Segundo a Uerj, o governo deixou de repassar à instituição R$ 350 milhões do ano passado. O orçamento da universidade é de R$ 1,1 bilhão. Até agora, nenhum repasse referente ao orçamento de 2017 foi realizado.
Procurada, a Secretaria de Fazenda disse, por meio de nota, que neste ano não houve repasses para a universidade, pois o Estado ainda concentra esforços para quitar os salários do funcionalismo.
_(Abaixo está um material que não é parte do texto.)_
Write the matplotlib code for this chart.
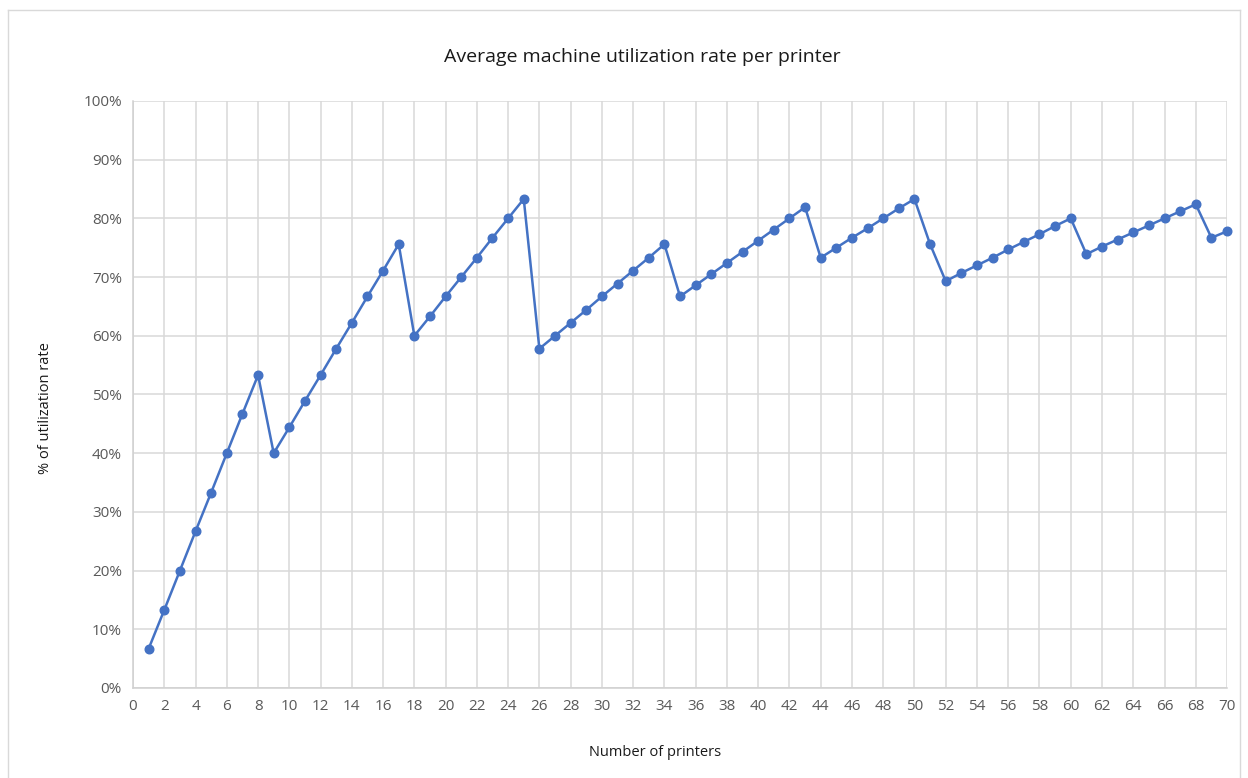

Segundo a pasta, a Uerj recebeu no ano passado 76% do orçamento total previsto para a instituição, ou seja, R$ 767,4 milhões. "O restante dos repasses não ocorreu devido à crise nas finanças estaduais provocada pela queda na receita de tributos", diz a nota.
No comunicado, o governo do Estado do Rio de Janeiro disse ainda que reconhece a importância da Uerj e tem concentrado esforços para superar as dificuldades que atingem a instituição.
Próxima do recomeço
Após adiar cinco vezes o retorno às aulas neste ano, a reitoria, juntamente com o Fórum de Diretores de Unidades da Uerj, decidiu que a universidade está mais próxima de recomeçar.
"O que se decidiu na semana passada é que, se a firma de manutenção colocar todos os elevadores funcionantes e se até quarta-feira (22) tivermos a limpeza de volta numa quantidade maior do que a atual, na quinta (23) já teremos um novo Fórum de Diretores e discutiremos a possibilidade de retornarmos às atividades na segunda-feira, dia 27", afirmou o reitor da Uerj, Ruy Garcia.
A universidade também informou que pretende entrar na Justiça para garantir os valores para funcionamento da instituição.
No entanto, os docentes da Uerj decidiram em assembleia nesta quarta-feira (22) que, até o momento, não há condições para o retorno às aulas. A decisão dos professores levou em consideração os serviços como a manutenção, limpeza, segurança e o funcionamento do restaurante universitário que ainda não foram garantidos. Os educadores também repudiaram a nota divulgada pela reitoria da universidade que não considera o pagamento de bolsas e salários como fundamentais para o retorno às aulas.